-- What the exercise asks --
Your task is to copy the lines between the line containing "Give me the matplotlib source for this chart." and the line containing "OFFS = [(0, 0), (0, 377), (-8, 770)]", counting both of those lines, and to emit nothing more.

Charts and diagrams as code:
+ + + + + + +
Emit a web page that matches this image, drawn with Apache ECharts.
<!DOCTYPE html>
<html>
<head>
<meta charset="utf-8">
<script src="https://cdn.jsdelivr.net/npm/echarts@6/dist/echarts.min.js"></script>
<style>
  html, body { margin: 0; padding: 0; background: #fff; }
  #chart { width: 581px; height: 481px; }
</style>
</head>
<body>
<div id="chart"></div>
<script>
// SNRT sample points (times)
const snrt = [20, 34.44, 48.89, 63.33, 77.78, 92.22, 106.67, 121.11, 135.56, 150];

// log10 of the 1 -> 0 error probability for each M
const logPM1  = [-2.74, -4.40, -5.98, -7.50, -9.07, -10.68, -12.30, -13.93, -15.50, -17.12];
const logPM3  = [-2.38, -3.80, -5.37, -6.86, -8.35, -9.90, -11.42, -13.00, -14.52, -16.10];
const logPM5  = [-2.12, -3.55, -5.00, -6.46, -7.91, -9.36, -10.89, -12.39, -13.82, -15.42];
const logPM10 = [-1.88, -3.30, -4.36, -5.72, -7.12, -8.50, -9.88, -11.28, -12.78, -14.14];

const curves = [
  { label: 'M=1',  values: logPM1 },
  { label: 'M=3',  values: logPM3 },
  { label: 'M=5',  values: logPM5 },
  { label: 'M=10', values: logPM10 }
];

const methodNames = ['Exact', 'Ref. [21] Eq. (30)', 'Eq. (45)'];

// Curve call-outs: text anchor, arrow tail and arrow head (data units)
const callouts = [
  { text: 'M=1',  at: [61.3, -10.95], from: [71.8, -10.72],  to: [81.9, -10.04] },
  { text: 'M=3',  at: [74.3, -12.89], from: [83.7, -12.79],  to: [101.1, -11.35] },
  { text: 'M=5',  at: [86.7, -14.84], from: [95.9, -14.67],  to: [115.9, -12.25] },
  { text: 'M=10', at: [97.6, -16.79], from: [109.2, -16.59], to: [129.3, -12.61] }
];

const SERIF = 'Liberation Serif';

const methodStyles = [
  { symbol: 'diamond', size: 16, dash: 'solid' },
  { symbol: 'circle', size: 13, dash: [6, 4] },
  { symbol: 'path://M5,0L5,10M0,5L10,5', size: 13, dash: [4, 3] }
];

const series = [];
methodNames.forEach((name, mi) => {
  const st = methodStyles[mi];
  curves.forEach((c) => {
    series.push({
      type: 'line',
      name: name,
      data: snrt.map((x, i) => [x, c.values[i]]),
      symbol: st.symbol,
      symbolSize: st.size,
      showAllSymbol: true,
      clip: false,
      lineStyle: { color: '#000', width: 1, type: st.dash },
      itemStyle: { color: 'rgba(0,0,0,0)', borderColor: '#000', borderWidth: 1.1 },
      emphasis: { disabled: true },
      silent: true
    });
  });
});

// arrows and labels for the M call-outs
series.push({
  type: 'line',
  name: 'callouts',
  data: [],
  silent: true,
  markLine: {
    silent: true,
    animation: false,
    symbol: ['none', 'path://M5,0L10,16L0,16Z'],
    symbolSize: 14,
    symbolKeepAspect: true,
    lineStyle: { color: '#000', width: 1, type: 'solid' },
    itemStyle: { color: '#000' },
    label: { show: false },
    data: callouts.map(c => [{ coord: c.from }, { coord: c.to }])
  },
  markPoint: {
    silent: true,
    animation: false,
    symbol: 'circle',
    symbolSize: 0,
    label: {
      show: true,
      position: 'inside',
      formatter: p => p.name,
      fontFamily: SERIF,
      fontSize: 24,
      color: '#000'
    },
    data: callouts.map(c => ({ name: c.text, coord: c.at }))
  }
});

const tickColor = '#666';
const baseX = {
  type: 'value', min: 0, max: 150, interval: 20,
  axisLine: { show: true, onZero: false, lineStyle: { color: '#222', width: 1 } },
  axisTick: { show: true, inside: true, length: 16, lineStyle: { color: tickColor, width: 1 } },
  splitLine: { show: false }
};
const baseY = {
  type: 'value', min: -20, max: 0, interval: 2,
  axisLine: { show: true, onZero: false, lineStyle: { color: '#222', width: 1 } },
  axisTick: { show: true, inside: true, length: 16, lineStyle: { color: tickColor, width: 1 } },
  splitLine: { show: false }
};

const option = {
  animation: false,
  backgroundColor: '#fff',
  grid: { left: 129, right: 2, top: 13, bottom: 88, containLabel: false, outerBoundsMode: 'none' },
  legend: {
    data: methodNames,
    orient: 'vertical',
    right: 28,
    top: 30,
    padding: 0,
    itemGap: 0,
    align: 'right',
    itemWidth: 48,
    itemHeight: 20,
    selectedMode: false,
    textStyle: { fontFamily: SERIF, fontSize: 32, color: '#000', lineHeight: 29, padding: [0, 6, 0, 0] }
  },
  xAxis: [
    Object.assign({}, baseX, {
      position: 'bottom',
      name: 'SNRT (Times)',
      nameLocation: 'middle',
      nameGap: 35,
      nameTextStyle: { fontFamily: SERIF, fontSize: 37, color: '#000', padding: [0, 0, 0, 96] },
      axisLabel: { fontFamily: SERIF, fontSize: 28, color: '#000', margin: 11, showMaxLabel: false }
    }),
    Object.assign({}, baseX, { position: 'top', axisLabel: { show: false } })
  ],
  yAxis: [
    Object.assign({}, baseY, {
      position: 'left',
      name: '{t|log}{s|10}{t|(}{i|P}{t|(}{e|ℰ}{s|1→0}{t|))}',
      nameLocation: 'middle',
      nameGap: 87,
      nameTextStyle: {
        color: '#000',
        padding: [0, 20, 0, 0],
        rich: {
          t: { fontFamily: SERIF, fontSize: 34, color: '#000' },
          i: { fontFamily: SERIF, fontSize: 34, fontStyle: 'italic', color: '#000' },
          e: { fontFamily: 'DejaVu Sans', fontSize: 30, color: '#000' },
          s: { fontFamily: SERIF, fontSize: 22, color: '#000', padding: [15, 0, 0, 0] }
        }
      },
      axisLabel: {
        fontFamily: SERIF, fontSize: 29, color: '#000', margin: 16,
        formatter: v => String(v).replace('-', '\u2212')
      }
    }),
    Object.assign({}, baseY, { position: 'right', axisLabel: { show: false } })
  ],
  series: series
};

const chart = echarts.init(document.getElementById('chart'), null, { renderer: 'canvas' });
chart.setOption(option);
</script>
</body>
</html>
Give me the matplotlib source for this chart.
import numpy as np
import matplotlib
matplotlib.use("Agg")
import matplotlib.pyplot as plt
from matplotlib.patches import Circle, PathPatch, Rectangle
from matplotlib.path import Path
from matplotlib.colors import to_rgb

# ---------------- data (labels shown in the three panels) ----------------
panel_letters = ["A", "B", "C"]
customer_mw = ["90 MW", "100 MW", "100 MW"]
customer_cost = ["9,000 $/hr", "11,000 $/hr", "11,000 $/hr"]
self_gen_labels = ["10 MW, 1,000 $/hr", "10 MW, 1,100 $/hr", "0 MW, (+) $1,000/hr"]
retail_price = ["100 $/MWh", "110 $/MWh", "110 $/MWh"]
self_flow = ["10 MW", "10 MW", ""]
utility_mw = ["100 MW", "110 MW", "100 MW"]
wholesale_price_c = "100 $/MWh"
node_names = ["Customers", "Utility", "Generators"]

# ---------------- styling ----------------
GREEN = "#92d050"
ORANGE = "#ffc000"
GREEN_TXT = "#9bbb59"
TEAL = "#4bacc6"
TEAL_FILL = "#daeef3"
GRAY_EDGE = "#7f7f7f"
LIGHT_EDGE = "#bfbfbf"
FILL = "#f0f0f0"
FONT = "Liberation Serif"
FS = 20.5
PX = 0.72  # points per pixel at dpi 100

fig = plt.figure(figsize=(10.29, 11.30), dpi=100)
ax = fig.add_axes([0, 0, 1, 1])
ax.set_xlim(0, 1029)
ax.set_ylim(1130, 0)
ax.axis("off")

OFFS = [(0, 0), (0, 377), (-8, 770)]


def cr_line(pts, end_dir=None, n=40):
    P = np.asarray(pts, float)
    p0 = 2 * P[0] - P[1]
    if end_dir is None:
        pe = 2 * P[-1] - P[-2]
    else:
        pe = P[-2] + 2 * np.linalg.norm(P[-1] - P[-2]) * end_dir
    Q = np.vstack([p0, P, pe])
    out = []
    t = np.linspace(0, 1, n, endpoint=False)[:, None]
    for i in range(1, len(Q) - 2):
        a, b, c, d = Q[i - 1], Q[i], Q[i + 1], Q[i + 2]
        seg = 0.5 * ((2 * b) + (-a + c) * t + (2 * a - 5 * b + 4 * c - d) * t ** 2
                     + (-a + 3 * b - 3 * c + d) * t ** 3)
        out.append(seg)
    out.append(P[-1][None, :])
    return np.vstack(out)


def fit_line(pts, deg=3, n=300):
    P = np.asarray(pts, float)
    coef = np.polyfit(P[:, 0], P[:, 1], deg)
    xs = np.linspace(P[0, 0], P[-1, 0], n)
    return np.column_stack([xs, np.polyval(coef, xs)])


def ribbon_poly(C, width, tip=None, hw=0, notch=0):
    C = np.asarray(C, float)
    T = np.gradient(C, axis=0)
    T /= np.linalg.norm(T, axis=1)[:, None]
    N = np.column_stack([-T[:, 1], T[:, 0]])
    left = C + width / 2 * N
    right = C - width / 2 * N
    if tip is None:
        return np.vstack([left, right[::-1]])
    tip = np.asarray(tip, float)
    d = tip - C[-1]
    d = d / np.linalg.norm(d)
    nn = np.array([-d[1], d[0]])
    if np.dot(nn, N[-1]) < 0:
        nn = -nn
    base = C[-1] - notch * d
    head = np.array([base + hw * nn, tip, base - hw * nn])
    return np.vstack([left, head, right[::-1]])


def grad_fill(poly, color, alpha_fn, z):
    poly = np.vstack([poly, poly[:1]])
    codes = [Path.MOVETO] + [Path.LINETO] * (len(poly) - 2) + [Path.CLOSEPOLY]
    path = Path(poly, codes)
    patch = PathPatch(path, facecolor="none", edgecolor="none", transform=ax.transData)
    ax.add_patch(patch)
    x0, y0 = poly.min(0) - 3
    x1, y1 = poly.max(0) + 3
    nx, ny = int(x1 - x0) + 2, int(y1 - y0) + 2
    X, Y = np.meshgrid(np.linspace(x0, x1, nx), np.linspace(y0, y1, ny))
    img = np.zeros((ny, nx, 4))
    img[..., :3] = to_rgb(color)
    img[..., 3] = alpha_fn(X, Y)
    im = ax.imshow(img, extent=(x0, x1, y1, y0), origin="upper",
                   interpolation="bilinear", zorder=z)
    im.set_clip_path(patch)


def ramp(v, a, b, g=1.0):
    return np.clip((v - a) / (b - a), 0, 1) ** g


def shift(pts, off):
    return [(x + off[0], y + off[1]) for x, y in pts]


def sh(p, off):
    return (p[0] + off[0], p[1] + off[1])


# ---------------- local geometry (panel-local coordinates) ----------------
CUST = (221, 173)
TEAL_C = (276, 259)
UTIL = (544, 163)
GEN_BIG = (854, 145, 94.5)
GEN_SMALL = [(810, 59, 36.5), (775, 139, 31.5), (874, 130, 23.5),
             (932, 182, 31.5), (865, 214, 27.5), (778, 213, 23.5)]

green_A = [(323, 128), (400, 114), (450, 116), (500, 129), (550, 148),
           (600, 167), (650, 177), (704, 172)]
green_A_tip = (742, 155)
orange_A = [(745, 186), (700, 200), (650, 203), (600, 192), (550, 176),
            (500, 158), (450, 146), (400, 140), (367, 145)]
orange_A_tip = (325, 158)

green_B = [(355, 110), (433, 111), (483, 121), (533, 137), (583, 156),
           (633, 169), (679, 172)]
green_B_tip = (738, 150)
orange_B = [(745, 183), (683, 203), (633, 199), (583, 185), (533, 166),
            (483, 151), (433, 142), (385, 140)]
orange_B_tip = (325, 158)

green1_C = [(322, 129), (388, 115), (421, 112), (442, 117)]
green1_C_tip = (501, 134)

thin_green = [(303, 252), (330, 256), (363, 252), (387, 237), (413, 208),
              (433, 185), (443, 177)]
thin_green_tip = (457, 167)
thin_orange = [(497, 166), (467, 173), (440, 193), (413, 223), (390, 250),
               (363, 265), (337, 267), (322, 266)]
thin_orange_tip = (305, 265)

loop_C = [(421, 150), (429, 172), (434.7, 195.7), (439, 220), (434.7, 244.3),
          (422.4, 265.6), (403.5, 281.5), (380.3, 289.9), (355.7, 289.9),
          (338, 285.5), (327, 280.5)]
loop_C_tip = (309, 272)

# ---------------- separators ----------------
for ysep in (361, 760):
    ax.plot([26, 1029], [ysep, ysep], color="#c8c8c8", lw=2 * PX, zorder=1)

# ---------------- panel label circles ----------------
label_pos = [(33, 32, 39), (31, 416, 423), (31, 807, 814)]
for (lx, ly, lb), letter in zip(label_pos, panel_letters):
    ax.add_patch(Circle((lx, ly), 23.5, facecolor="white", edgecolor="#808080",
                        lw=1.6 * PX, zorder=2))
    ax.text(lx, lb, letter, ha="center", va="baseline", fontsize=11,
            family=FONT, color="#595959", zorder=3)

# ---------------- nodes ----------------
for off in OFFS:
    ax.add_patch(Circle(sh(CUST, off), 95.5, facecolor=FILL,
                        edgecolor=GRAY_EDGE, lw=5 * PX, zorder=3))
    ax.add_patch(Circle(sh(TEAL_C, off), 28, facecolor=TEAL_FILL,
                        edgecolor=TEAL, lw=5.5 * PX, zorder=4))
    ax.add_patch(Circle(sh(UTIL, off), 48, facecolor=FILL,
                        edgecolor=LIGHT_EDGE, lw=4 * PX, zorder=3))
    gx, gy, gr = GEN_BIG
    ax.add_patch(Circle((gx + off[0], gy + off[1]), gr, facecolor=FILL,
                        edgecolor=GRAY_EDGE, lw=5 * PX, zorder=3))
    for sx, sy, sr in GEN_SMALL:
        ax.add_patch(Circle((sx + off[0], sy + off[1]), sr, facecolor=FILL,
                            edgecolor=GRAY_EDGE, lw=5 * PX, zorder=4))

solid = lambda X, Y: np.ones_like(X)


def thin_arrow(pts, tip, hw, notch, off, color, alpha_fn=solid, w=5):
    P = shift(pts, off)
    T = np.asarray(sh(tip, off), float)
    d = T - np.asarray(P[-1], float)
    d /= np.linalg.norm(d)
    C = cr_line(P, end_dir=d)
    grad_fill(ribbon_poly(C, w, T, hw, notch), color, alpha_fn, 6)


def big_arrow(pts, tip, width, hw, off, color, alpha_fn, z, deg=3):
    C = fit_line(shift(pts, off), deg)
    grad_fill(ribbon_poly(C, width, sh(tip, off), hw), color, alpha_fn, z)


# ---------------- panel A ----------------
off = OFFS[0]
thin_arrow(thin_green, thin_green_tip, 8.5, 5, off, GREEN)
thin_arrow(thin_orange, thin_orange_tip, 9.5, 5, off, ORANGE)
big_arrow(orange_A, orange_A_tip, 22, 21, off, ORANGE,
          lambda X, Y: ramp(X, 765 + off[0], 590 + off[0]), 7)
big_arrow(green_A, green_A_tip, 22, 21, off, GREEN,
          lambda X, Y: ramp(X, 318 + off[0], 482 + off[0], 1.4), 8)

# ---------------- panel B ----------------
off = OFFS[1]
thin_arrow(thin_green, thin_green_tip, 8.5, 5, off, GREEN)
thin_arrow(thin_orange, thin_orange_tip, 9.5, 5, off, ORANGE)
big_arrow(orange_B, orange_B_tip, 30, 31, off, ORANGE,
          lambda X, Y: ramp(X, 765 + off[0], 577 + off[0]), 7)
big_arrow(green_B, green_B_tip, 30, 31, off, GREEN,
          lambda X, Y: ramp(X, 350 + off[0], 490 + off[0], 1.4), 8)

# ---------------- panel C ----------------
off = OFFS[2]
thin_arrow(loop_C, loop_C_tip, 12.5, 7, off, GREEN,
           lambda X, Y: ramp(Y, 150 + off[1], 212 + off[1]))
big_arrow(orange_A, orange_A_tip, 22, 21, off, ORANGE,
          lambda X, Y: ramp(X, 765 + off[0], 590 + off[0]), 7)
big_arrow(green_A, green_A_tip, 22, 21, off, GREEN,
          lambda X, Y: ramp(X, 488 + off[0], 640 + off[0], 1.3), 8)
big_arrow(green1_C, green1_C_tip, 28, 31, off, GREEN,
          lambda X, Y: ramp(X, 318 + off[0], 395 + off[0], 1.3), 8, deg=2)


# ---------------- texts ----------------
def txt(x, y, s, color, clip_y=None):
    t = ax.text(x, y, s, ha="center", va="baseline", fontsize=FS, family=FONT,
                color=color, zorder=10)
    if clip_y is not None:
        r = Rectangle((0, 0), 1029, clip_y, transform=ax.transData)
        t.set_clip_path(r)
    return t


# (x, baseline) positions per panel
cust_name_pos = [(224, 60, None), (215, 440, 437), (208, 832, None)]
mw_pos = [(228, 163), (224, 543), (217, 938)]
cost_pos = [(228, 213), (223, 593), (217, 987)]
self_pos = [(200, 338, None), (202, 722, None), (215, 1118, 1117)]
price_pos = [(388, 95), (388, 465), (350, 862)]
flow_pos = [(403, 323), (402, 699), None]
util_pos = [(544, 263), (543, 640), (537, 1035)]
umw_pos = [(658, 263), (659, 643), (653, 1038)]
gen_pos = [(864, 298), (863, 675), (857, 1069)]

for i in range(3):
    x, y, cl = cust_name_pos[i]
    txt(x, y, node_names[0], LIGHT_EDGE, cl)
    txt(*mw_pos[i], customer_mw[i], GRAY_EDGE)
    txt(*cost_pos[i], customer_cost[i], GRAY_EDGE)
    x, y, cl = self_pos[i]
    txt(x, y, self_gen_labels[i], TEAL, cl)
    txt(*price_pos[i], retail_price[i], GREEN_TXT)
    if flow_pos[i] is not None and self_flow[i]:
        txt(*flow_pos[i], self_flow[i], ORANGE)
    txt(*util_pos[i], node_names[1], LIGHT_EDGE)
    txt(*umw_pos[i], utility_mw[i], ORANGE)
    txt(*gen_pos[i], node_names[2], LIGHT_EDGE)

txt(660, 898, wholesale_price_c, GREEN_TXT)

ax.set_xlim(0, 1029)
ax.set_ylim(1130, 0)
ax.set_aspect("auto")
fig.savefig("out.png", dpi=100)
+ + + + + + +
-- Output --
Give me the matplotlib source for this chart.
import numpy as np
import matplotlib
matplotlib.use("Agg")
import matplotlib.pyplot as plt
from matplotlib.patches import Circle, PathPatch, Rectangle
from matplotlib.path import Path
from matplotlib.colors import to_rgb

# ---------------- data (labels shown in the three panels) ----------------
panel_letters = ["A", "B", "C"]
customer_mw = ["90 MW", "100 MW", "100 MW"]
customer_cost = ["9,000 $/hr", "11,000 $/hr", "11,000 $/hr"]
self_gen_labels = ["10 MW, 1,000 $/hr", "10 MW, 1,100 $/hr", "0 MW, (+) $1,000/hr"]
retail_price = ["100 $/MWh", "110 $/MWh", "110 $/MWh"]
self_flow = ["10 MW", "10 MW", ""]
utility_mw = ["100 MW", "110 MW", "100 MW"]
wholesale_price_c = "100 $/MWh"
node_names = ["Customers", "Utility", "Generators"]

# ---------------- styling ----------------
GREEN = "#92d050"
ORANGE = "#ffc000"
GREEN_TXT = "#9bbb59"
TEAL = "#4bacc6"
TEAL_FILL = "#daeef3"
GRAY_EDGE = "#7f7f7f"
LIGHT_EDGE = "#bfbfbf"
FILL = "#f0f0f0"
FONT = "Liberation Serif"
FS = 20.5
PX = 0.72  # points per pixel at dpi 100

fig = plt.figure(figsize=(10.29, 11.30), dpi=100)
ax = fig.add_axes([0, 0, 1, 1])
ax.set_xlim(0, 1029)
ax.set_ylim(1130, 0)
ax.axis("off")

OFFS = [(0, 0), (0, 377), (-8, 770)]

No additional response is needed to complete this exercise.